Today’s such a big day! It’s the day Elvis Presley was born. And it also just happens to be the day I was born. I spoke to someone who will hopefully become a new client while Mom was busy following that birthday tradition of baking a cake. Overall, the day held a great deal of promise.
The client call went well and hopefully it marks the beginning of a prosperous new year for me.
My poor cake is unfortunately another story.
It has pretty purple sugar sprinkled on top but a huge section of it is naked. Yes, naked. The dark brown chocolate cake shows through the icing on most of the edges and about six inches of the outside of the cake is simply bare!
No icing? What sort of mean joke is that? Poor Mom didn’t know whether to slap me or laugh hysterically when I asked her why my cake was naked. Mom’s not a huge fan of icing to begin with and often puts the cake frosting on very thinly but this was taking even that to the extreme. I walked into the kitchen only to hear that distinctive noise a knife makes when being scraped in a plastic tub in the hopeless attempt to somehow make the jar provide more icing than it actually contains. I knew there was something wrong because she always ends up with icing left over.

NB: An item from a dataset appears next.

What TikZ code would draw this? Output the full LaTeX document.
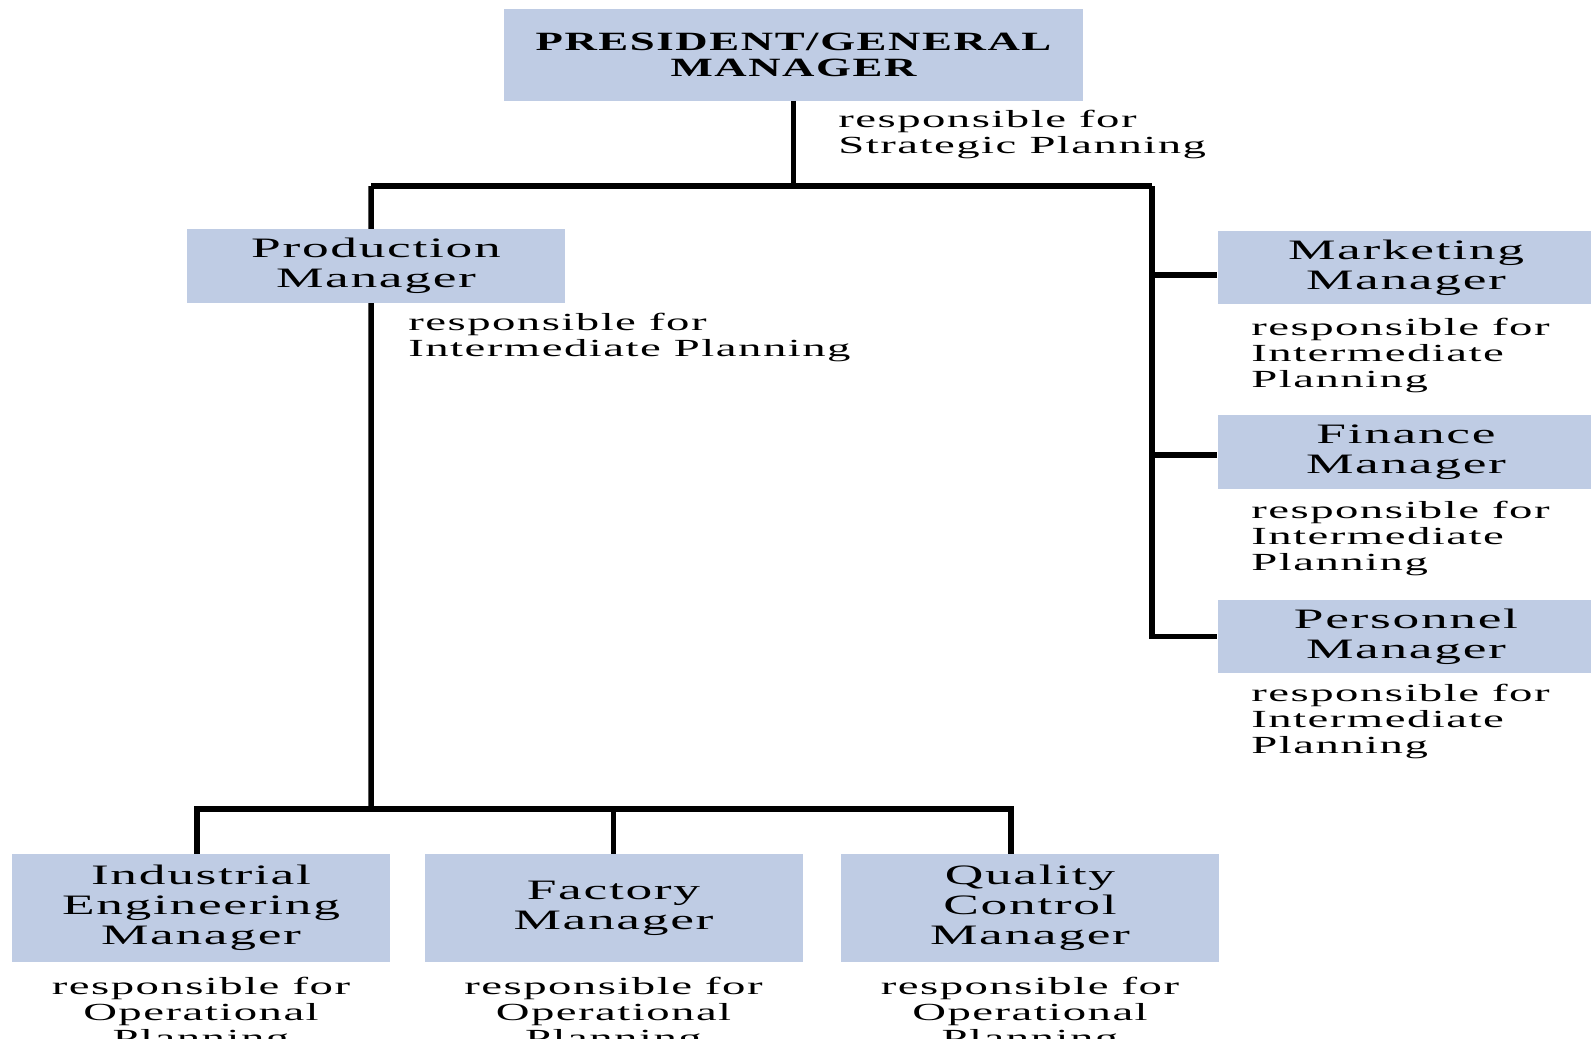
\documentclass[tikz,border=0pt]{standalone}
\usepackage{fontspec}
\setmainfont[FakeStretch=1.9,LetterSpace=6]{Liberation Serif}
\newfontfamily\topfont[FakeStretch=1.7,LetterSpace=6]{Liberation Serif}
\usetikzlibrary{positioning,calc}
\definecolor{boxblue}{RGB}{191,204,228}

\begin{document}
\begin{tikzpicture}[x=0.2mm,y=-0.2mm,
  mgr/.style={fill=boxblue,align=center,inner sep=0pt,font=\fontsize{16}{17}\selectfont},
  side/.style={mgr,minimum width=75.4mm,minimum height=14.7mm},
  low/.style={mgr,minimum width=75.6mm,minimum height=21.6mm},
  resp/.style={align=left,inner sep=0pt,font=\fontsize{14}{14.8}\selectfont},
  link/.style={line width=1.1mm}]
\useasboundingbox (0,0) rectangle (1591,1039);
\clip (0,0) rectangle (1591,1039);

% managers
\node[mgr,minimum width=115.8mm,minimum height=18.2mm,font=\topfont\bfseries\fontsize{15}{14.7}\selectfont] (pres) at (793.5,55) {PRESIDENT/GENERAL\\MANAGER};
\node[side] (prod) at (376,266) {Production\\Manager};
\node[side] (mkt) at (1406,267.5) {Marketing\\Manager};
\node[side] (fin) at (1406,452) {Finance\\Manager};
\node[side] (per) at (1406,636.5) {Personnel\\Manager};
\node[low] (ie) at (201,908) {Industrial\\Engineering\\Manager};
\node[low] (fac) at (613.5,908) {Factory\\Manager};
\node[low] (qc) at (1030,908) {Quality\\Control\\Manager};

% planning levels
\node[resp,anchor=west] (strat) at (838,134) {responsible for\\Strategic Planning};
\node[resp,anchor=west] (prodresp) at (408,337) {responsible for\\Intermediate Planning};
\node[resp,anchor=west] (mktresp) at (1251,355) {responsible for\\Intermediate\\Planning};
\node[resp,anchor=west] (finresp) at (1251,538) {responsible for\\Intermediate\\Planning};
\node[resp,anchor=west] (perresp) at (1251,721) {responsible for\\Intermediate\\Planning};
\node[resp,align=center] (ieresp) at (201,1014) {responsible for\\Operational\\Planning};
\node[resp,align=center] (facresp) at (613.5,1014) {responsible for\\Operational\\Planning};
\node[resp,align=center] (qcresp) at (1030,1014) {responsible for\\Operational\\Planning};

% lines
\coordinate (jtop) at (793.5,186);
\coordinate (jl) at (371,186);
\coordinate (jr) at (1152,186);
\coordinate (jp) at (371,809);
\coordinate (mktin) at ([yshift=-1.5mm]mkt.west);
\coordinate (finin) at ([yshift=-0.6mm]fin.west);
\draw[link] (pres.south) -- (jtop);
\draw[link] (jl) -- (jr);
\draw[link] (jl) -- ([xshift=-1mm]prod.north);
\draw[link] ([xshift=-1mm]prod.south) -- (jp);
\draw[link] ([xshift=-0.8mm]ie.north) |- (jp) -| ([xshift=-3.8mm]qc.north);
\draw[link] (fac.north) -- (fac.north |- jp);
\draw[link] (jr) |- (per.west);
\draw[link] (jr |- mktin) -- (mktin);
\draw[link] (jr |- finin) -- (finin);
\end{tikzpicture}
\end{document}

She did everything right, almost. She made a chocolate cake, my favorite. She gently put both layers on cake racks and let them cool off. That was when things started to go wrong.
She placed one layer on a plate. Her intention was to ice the layer on the plate and then add the other layer on top. Sounds like a good plan but she got uhm, distracted. Yeah, that must have been the problem. Well, that’s her excuse and she’s sticking to it.
Instead of icing the layer on the plate, she iced the layer on the rack. Still not realizing her mistake but already suspecting that she did not have enough icing, she took the layer from the plate and put it on top of the layer on the rack. Exactly backwards from how you are supposed to ice cakes.
Even with the icing between the layers not much thicker than several sheets of paper she knew that there was not enough icing. She carefully iced the top, very thinly, and then tried to cover the sides. We learned that fresh cake and trying to make icing stretch don’t go together very well. With all of the scraping and squishing of icing, small bits of the cake broke off and became embedded in the not-so-fluffy whiteness of the icing. The edges of the cake were virtually scraped bare and much of the rest had the crumb icing mixture.
That’s when I came into the kitchen and heard the tell-tale scrape, scrape, scrape of the empty jar. I saw the thin-ness of the icing and that the cake was sitting on a rack and started laughing. She gave me one of her trademark “Mom’s not happy with that behavior looks” and said I should be thankful I was getting any cake. (What is it that no matter how old you are, Mom’s still have that look that warns of trouble?) I reassured her that it wasn’t her fault if she didn’t buy enough icing and giggled. Don’t think she liked that comment too much either.
But, all that was before…before she turned the cake around and I saw a good five to six inch space of naked cake; the sight of which set me off into gales of laughter. She told me to get lost as my cake wasn’t finished yet. I left the kitchen wondering what she was thinking that she could possibly do to make this poor half-naked cake look better.
Purple sugar sprinkles! Sprinkles always make things look and taste better. Well, most of the time they do.
So, the top of the cake is a mixture of thin icing, chocolate cake bits and purple sugar. Beautiful I told her, now fearing reprisals for criticizing all of her hard work. Couldn’t sell it…I burst into giggles and had to poke fun at my poor naked cake.
It was about this time that she came across the now empty plate. She asked me what the plate was for. My answer was even more laughter. It was only then that she realized she had iced the wrong half first. That was when she finally had to laugh at the situation.
I went digging in the silverware for the pie server and laughed some more as she tried to slide the blade between the cake and the wires of the cake rack. Between dirty looks at me and her own laughter, she managed to get the first piece free without damaging it too much. She took a naked section for herself.
I called the company to discuss their icing and told the support rep my naked cake story. Amid our laughter and giggles, the customer support rep apologized profusely, promised to send us a coupon for a replacement and kindly offered that no matter what it looked like, my cake was obviously made with love. Yes, indeed, my poor naked cake was most certainly made with love. The gift of laughter and the memories of this birthday will definitely last much longer than that funny looking cake sitting on a cake cooling rack in our kitchen.
Who knew a half-naked cake could be so much fun?
p.s. Hopefully, my Mother will never see this and I have not forever ruined my chances at getting another home made birthday cake from her.